→ **The exercise**: Going through the material below, please gather all lines with the word "diagram" in them.

→ **Entries supplied**:
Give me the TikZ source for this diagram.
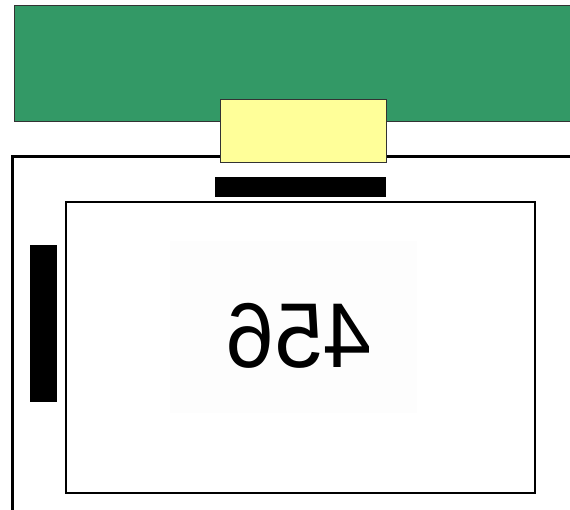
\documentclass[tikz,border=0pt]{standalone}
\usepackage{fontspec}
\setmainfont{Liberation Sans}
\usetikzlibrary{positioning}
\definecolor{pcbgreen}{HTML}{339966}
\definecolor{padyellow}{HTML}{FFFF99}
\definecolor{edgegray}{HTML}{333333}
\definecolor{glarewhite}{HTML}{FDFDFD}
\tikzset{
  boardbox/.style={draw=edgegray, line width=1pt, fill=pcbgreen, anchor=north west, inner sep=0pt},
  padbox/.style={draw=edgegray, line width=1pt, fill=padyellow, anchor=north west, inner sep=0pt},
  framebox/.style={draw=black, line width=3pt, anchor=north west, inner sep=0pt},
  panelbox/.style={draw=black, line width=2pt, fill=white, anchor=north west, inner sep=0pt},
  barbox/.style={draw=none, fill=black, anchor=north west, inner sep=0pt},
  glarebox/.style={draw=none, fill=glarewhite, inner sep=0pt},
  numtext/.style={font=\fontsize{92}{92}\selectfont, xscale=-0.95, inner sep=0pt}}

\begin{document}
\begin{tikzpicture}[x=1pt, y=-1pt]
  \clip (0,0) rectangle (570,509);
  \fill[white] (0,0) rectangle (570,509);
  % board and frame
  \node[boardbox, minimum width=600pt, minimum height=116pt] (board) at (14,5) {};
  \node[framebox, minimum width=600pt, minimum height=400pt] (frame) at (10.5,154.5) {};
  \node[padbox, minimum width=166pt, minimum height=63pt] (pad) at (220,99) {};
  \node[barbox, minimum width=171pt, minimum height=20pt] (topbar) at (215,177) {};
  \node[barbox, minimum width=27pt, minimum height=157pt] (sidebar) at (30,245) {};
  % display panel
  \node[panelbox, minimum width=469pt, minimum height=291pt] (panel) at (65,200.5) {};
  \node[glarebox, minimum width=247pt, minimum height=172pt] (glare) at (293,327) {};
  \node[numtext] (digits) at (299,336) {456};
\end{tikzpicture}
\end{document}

* * *

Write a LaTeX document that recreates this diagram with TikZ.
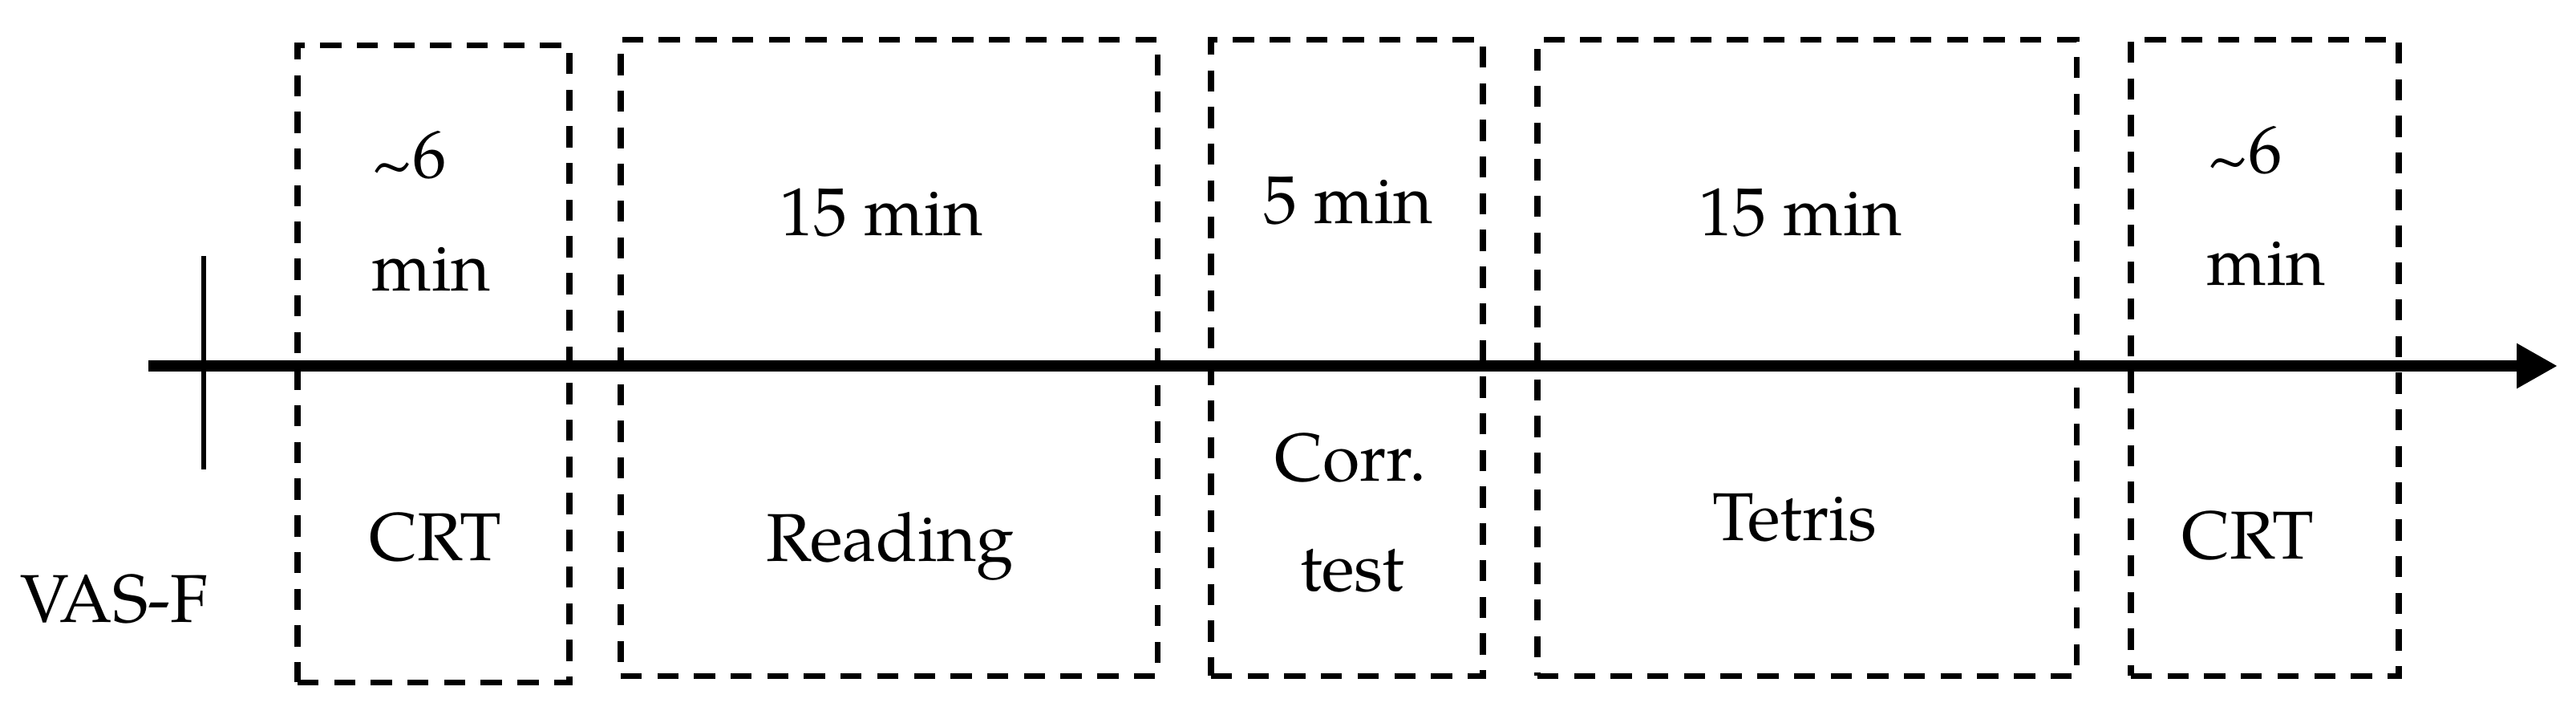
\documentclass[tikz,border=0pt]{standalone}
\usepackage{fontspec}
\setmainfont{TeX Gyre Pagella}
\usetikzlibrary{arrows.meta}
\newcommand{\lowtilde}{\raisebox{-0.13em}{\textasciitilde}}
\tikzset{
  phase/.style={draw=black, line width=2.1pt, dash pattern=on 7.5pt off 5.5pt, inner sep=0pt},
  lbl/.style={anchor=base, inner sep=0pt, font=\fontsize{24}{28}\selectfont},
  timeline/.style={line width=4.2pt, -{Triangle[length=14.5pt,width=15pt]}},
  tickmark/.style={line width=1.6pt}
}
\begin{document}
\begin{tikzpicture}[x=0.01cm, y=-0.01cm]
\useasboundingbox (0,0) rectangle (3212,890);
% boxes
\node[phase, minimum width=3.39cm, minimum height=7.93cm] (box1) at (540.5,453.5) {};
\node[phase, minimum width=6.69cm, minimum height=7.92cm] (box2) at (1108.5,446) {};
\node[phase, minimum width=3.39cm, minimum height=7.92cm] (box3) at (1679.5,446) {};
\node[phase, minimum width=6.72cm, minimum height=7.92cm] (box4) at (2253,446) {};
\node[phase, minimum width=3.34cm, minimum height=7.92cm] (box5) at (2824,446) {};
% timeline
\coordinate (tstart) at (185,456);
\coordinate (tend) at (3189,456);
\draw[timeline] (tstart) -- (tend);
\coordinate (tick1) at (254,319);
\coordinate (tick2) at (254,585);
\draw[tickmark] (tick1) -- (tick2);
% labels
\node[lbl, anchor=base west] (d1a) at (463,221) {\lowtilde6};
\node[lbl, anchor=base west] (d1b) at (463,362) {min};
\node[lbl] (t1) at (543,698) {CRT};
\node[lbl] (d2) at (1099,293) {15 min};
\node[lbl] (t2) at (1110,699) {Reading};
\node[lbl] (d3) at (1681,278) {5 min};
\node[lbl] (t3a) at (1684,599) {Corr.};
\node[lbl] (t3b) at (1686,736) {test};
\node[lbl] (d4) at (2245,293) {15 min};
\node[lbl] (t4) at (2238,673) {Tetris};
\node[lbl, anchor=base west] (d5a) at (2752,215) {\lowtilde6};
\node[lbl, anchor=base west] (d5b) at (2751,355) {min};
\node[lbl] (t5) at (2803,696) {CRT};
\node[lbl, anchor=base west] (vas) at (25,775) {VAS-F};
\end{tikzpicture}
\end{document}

→ **Task answer**:
Give me the TikZ source for this diagram.
Write a LaTeX document that recreates this diagram with TikZ.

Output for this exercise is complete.